• Your task: Only the lines from the line that has "Emit a web page" through the line that has "0.7, 0.8, 0.9];" should be reproduced, exactly and with both ends kept.

• Entries provided:
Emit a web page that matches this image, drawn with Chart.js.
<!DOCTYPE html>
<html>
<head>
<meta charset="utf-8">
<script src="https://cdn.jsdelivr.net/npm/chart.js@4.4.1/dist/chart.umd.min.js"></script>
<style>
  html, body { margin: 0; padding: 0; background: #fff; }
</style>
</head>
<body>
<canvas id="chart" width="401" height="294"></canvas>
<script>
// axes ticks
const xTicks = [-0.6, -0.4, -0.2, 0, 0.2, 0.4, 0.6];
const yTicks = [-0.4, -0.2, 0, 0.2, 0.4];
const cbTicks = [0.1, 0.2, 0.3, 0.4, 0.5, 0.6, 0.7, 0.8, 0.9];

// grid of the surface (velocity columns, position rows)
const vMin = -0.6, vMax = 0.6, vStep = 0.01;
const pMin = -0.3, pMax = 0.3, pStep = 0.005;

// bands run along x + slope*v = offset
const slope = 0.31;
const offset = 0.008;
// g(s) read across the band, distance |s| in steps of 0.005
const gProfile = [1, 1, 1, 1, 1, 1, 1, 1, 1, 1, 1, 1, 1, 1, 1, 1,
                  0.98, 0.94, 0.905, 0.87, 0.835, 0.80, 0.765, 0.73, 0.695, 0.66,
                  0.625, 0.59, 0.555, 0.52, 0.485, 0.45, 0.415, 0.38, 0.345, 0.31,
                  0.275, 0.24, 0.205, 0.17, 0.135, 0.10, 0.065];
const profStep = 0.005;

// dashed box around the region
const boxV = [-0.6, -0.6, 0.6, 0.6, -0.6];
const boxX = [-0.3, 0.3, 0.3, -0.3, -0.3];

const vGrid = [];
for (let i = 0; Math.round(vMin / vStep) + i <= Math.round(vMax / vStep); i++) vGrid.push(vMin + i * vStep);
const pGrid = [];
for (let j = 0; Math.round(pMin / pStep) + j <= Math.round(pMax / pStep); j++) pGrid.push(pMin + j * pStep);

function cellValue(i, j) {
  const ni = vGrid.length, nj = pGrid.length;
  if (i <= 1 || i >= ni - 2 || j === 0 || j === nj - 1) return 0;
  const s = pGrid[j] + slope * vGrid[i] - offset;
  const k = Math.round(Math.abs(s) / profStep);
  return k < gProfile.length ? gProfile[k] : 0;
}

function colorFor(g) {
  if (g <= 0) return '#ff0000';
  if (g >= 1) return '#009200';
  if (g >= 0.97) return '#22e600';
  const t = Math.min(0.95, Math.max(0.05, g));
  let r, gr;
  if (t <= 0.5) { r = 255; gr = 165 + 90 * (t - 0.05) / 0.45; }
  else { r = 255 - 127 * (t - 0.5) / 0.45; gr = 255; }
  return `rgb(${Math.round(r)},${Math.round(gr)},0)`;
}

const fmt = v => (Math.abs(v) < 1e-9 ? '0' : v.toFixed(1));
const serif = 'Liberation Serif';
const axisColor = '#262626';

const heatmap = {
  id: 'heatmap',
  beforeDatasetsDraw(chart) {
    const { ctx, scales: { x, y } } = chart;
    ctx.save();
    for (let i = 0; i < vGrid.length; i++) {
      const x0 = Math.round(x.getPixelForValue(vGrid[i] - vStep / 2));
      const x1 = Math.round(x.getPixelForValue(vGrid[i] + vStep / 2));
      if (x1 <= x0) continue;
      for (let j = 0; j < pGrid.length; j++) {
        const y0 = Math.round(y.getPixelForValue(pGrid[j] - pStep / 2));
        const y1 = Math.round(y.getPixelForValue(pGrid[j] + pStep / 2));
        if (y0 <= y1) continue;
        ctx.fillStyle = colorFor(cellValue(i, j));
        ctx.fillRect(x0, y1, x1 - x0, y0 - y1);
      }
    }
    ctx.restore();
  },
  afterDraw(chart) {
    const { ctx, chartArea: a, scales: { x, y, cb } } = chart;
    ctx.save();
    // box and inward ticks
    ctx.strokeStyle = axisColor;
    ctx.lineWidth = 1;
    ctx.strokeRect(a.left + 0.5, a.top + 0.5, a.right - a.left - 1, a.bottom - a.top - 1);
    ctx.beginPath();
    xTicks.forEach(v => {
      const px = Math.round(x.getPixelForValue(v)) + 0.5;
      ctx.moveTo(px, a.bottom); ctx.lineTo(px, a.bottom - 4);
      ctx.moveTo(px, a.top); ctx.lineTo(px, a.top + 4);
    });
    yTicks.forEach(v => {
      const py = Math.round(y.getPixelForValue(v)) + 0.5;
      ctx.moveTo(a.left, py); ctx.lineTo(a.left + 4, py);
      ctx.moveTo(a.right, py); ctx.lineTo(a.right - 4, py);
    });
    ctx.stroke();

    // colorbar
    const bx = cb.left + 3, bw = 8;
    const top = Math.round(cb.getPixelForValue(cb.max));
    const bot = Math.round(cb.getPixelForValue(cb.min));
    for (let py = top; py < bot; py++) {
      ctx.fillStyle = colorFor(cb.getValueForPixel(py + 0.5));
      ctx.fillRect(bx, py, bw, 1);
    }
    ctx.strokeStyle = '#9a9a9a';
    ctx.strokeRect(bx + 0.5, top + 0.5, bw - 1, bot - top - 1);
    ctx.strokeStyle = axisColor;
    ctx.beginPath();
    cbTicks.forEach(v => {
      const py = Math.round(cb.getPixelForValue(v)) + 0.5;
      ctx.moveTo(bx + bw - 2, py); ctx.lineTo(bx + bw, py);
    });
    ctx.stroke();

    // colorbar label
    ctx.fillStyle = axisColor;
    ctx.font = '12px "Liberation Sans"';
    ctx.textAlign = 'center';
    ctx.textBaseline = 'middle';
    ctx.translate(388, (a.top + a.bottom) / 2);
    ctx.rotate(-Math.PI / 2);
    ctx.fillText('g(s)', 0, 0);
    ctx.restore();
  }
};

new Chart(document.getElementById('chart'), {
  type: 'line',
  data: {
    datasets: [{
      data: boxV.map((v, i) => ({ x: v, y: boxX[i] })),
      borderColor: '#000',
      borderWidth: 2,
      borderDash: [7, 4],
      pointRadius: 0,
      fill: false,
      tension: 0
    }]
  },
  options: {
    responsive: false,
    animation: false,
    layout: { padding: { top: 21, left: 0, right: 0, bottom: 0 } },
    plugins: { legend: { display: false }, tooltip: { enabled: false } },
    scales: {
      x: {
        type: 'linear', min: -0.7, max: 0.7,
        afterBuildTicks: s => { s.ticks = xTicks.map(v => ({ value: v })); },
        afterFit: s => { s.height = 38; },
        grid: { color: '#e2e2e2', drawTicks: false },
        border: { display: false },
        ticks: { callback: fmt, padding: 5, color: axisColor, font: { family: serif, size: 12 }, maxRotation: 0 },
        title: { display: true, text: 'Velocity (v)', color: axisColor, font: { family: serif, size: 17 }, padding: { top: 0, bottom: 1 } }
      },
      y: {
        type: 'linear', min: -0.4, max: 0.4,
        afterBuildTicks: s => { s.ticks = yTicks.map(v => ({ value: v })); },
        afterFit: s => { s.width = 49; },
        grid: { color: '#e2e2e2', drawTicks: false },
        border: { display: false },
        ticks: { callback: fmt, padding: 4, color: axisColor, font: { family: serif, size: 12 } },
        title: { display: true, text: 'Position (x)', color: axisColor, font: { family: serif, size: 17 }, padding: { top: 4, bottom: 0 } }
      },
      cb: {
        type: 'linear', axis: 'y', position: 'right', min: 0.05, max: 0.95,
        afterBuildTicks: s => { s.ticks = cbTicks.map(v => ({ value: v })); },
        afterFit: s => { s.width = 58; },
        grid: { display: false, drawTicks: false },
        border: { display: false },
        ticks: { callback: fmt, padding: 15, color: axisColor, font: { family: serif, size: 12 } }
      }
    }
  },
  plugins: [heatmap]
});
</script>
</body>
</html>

==

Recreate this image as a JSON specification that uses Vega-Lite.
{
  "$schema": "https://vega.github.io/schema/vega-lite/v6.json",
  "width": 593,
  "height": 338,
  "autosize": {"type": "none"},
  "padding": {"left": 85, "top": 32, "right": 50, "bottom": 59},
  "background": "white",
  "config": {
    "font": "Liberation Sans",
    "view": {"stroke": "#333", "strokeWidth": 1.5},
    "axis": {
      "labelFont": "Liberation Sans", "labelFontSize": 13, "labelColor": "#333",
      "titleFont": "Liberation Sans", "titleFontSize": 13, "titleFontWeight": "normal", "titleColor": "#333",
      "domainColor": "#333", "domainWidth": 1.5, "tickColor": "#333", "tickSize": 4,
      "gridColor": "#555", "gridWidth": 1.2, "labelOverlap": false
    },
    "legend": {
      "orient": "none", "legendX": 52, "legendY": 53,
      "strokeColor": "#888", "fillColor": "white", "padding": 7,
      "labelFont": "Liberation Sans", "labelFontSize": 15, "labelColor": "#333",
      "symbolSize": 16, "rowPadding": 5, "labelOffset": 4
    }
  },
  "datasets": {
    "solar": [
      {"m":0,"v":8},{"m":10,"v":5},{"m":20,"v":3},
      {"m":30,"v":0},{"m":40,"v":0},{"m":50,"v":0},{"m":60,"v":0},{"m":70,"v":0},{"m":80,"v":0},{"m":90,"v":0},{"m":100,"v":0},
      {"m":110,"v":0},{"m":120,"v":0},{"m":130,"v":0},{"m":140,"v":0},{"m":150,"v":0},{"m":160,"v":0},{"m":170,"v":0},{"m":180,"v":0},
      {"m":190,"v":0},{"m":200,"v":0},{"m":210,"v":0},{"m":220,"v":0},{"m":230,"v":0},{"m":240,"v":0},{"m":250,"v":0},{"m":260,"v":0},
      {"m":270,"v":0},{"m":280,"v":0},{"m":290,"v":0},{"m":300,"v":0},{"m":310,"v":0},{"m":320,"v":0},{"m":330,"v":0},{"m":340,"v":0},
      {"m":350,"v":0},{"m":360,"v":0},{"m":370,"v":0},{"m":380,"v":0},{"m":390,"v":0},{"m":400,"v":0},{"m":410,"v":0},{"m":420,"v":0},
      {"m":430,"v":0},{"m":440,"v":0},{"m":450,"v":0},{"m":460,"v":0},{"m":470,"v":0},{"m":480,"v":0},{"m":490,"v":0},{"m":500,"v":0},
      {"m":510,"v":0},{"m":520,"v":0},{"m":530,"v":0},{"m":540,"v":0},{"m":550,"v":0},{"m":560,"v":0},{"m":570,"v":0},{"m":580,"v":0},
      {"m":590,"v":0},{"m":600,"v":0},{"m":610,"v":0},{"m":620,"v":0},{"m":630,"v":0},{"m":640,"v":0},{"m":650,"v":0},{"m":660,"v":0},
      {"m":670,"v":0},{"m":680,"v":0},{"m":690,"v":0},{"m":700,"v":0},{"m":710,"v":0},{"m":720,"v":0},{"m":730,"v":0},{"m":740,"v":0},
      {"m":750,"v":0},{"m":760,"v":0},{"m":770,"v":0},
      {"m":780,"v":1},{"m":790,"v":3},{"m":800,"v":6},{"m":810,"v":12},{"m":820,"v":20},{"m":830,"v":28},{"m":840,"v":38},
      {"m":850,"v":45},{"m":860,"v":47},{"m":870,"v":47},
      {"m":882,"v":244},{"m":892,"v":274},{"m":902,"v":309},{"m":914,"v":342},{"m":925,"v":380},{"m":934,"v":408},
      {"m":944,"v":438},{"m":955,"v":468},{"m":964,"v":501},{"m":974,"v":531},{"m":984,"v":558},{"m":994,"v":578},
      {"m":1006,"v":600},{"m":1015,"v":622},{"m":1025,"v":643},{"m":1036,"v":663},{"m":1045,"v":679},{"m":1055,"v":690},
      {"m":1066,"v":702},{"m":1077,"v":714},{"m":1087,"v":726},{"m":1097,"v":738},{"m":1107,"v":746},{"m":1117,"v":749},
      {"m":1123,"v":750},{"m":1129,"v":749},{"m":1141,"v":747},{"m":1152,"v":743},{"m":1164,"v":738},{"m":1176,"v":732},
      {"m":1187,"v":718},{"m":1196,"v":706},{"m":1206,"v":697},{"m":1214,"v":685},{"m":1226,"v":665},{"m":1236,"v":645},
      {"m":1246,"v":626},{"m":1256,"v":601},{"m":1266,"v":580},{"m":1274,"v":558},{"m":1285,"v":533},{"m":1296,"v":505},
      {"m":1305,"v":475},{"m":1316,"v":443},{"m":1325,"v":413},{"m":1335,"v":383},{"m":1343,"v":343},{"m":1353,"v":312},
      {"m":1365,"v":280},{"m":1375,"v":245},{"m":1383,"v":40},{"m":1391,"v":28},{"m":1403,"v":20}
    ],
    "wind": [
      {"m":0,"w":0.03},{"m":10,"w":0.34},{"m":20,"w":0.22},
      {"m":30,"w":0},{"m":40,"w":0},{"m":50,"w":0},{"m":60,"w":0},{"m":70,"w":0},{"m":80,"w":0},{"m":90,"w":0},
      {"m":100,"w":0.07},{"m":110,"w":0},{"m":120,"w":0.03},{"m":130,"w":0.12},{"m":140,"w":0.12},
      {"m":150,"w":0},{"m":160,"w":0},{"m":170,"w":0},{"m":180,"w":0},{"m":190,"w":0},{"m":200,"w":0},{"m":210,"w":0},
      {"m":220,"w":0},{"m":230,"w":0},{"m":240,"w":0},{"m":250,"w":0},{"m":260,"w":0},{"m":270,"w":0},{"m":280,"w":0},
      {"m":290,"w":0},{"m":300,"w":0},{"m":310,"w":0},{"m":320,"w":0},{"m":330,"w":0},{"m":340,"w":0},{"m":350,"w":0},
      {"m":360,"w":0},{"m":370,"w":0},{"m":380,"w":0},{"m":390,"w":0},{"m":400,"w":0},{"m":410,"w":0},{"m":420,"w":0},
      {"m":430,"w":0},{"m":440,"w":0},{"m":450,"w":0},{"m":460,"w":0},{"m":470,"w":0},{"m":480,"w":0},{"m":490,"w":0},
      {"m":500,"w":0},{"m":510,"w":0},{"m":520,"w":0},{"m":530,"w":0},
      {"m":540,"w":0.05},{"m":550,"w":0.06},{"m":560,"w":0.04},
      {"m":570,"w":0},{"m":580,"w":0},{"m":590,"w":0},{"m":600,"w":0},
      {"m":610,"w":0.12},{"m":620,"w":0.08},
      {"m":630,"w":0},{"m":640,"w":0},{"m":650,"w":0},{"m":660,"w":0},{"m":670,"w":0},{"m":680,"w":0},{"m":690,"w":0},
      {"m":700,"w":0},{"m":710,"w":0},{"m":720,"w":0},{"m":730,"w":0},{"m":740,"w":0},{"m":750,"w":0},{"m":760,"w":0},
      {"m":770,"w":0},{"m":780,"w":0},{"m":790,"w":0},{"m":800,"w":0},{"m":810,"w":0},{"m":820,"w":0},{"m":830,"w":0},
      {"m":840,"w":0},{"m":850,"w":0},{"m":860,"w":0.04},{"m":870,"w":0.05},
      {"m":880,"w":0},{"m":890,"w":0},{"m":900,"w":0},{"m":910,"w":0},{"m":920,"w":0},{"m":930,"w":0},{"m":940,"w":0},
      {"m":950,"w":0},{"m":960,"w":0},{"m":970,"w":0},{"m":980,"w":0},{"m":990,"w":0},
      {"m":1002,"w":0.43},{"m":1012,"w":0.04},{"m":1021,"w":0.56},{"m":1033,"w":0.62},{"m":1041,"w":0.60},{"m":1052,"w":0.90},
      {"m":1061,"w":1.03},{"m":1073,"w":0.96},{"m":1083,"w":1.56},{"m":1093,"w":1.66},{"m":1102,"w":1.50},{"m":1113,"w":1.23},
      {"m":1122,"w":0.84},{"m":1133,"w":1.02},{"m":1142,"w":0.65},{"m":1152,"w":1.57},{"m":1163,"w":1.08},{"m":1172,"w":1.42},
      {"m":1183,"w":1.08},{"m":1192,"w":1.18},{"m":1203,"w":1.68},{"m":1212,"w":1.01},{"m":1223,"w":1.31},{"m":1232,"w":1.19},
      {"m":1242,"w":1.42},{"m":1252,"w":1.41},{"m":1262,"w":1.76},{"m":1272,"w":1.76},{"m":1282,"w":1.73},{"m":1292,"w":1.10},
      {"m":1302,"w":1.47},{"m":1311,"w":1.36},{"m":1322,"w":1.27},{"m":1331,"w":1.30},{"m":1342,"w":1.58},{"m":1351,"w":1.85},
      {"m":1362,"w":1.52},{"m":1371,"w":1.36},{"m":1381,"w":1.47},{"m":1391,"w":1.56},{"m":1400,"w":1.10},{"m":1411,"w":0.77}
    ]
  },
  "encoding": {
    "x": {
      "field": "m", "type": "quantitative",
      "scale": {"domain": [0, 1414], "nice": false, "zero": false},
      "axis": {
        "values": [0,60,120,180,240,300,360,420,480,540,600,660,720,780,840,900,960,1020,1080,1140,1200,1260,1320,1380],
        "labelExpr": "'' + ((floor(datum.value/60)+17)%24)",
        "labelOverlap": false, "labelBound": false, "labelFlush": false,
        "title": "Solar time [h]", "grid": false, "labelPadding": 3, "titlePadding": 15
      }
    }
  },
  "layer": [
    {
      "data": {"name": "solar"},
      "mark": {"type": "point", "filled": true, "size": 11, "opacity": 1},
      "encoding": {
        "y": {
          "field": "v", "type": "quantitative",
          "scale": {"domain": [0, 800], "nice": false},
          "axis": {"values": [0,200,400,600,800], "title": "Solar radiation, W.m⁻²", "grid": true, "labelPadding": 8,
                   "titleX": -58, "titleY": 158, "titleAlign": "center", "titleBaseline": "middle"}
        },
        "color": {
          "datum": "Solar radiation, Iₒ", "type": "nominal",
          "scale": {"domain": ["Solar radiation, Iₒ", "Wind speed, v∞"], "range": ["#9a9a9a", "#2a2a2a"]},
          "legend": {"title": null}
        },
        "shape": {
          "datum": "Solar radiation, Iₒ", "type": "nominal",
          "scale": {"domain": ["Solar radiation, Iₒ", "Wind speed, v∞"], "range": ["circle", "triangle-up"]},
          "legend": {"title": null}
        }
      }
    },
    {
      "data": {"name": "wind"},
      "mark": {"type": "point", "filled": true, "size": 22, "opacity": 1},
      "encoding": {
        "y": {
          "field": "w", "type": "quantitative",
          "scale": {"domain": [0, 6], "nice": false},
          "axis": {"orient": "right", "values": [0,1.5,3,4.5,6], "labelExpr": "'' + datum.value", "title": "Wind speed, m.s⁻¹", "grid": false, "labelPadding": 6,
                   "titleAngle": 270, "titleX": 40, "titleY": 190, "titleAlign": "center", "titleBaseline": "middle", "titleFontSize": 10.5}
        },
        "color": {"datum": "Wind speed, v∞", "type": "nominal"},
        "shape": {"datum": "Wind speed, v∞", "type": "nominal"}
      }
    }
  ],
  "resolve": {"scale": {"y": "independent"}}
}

• Final result:
Emit a web page that matches this image, drawn with Chart.js.
<!DOCTYPE html>
<html>
<head>
<meta charset="utf-8">
<script src="https://cdn.jsdelivr.net/npm/chart.js@4.4.1/dist/chart.umd.min.js"></script>
<style>
  html, body { margin: 0; padding: 0; background: #fff; }
</style>
</head>
<body>
<canvas id="chart" width="401" height="294"></canvas>
<script>
// axes ticks
const xTicks = [-0.6, -0.4, -0.2, 0, 0.2, 0.4, 0.6];
const yTicks = [-0.4, -0.2, 0, 0.2, 0.4];
const cbTicks = [0.1, 0.2, 0.3, 0.4, 0.5, 0.6, 0.7, 0.8, 0.9];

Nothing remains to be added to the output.